Created to accompany the exhibition Too Close for Comfort (2013) at Harlan Levey Projects, Brussels, Akumulatory (Polish for battery) is a collection of snapshots of underground gyms in Poland, found in various blogs on DIY gyms. Densely photocopied in black on to cream paper, the images show training facilities set up by young people squatting in empty council estate building basements. The spaces embody an atmosphere of dirty hard work, stripped down to their bare essentials without any decoration apart from the patterns of old carpets on the floors and odd posters on the wall. Welding and constructing the training equipment from scrap metal is a popular way for Polish youths to spend their free time, before they pump their muscles by heaving up barbells at their homemade bench presses. In this admiration of DIY culture and the survivalist skill of organising yourself on a limited budget, or no budget at all, the book pays homage to Dudek’s own anti-readymade agenda and childhood autobiography.

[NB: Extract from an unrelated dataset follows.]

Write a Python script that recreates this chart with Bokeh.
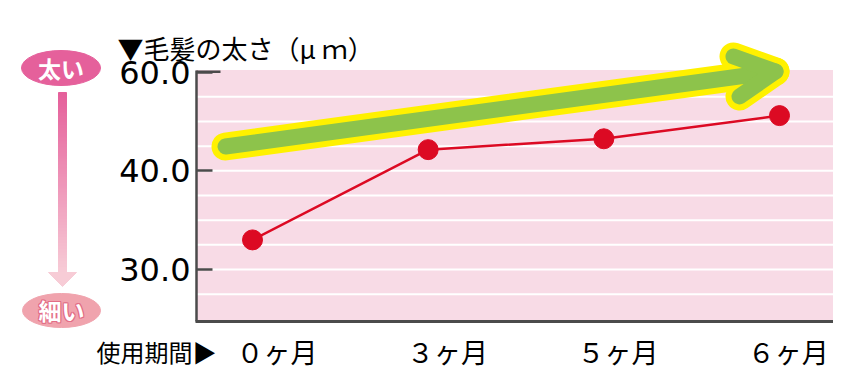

Akumulatory was produced in this same anti-readymade spirit, without a budget: the pages were photocopied at the local copy shop, each cover hand-printed from a woodcut, the text block stitched together with steel wire and hand trimmed with a Stanley utility knife. The strong binding gives the book plenty of tension at the spine; therefore holding the book open to view the images becomes a strenuous exercise in itself.

Leafing through the book has something of looking into the depths of a torture chamber. Perhaps also due to the fact that the images are similarly devoid of people, Giovanni Battista Piranesi’s imaginary prisons (Carceri d’Invenzione, 1745–50) come to mind, with their complex halls of machinery, cables and pulleys – ready to torment or reform their inmates.